La sabiduría de los silencios
Cada vez que somos testigos de un exceso de palabras, vemos morir una esperanza. No es suficiente con soportar una cascada interminable de palabras e ideas; las proposiciones que las conectan se convierten en espacios vacíos para nosotros, ámbitos carentes de sentido, la punta de un iceberg de charlatanería que habla y dice mucho, pero nunca llega a traducirse en acciones concretas. Es un tipo de discurso que solo busca nuestra complicidad en la mediocridad de sus propuestas.

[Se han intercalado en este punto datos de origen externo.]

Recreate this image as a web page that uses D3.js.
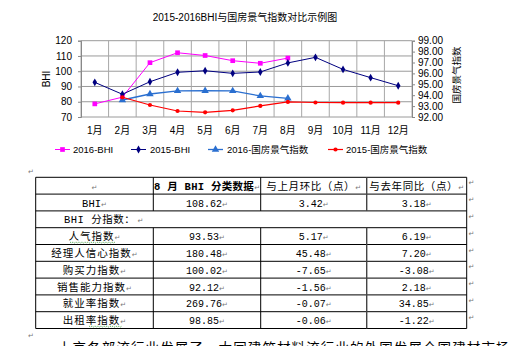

Quienes viven de la palabra, aquellos cuyo oficio está intrínsecamente ligado al arte de la comunicación, necesitan la coherencia entre su discurso y sus acciones para evitar que su conciencia caiga prisionera de la inconsistencia. Además, requieren sabiduría para evitar caer en discursos engañosos, en la mera interpretación de un papel que recitan con profesionalidad pero sin autenticidad.
Quienes viven en la palabra aprenden la sabiduría de los silencios. Permiten que sus acciones hablen por ellos, respetan los espacios vacíos en los encuentros y comprenden que la verdadera sabiduría a menudo reside en el misterio.
En este contexto, pienso en tres oficios que, por su compromiso y vocación, adquieren forma de ministerios: el político, el sacerdote y el maestro (por favor, entiéndanse en sentido inclusivo).
El político habla para persuadir y actúa para demostrar eficacia. Sus momentos de silencio son escasos y, cuando ocurren, perturban a los aduladores que solo desean retóricas vacías y temen a quienes actúan con coherencia. Cuando solo importan las palabras, se puede mentir o decir la verdad, como si fueran realidades intercambiables, lo que exige una recepción acrítica de ideas que a menudo están más cerca del entretenimiento que del buen gobierno. Necesitamos políticos sabios, según la propuesta de Platón, que actúen con inteligencia compartida en pro del bien común y eviten la superficialidad del sofismo infructuoso y las palabras huecas.
El sacerdote habla para hacer cercano el misterio y actúa como su testigo. Su silencio confirma una presencia, y su palabra encarna una Verdad más elevada, que crea, transforma y resucita, porque es Palabra de Vida. Cuando solo pronuncia sus propias palabras y se convierte en testigo de sí mismo, descuida la Vida por la supervivencia y su mensaje queda reducido a exigir credibilidad en lugar de auténtica fe. Necesitamos sacerdotes sabios, según el libro de los Proverbios (Un hombre sabio siempre piensa antes de hablar; dice lo correcto y vale la pena escucharlo), que sean prudentes en sus palabras, que las hagan vida, personas de fe y de oración, con un corazón lleno de misterio y de compasión, que prioricen escuchar antes que ser escuchados.
El maestro habla para revelar conocimiento y actúa como guía en el camino del aprendizaje. Sus silencios son oportunidades para que el discípulo exprese su propia comprensión de la realidad. El pensamiento del maestro debería ser precursor del pensamiento autónomo del alumno. Cuando solo transmite conocimientos, se guarda para sí todos los saberes y piensa que el mundo anda perdido sin su magisterio. Necesitamos maestros sabios, de los que se reconocen ignorantes, según la escuela socrática, y encuentran belleza en todas las cosas, capaces de inspirar a otros sin imponer su visión y sin temor a generar más preguntas que respuestas.
Lao Tse, en su Tao Te Ching, nos advierte: Los que hablan no saben, los que saben no hablan. Si nuestra sociedad no cultiva y busca políticos, sacerdotes y maestros sabios, que abracen tanto sus silencios como sus ignorancias, estaremos condenados a depender de líderes sociales, espirituales y educativos que valoran las formas sobre el contenido y olvidan el verdadero sentido de su ministerio.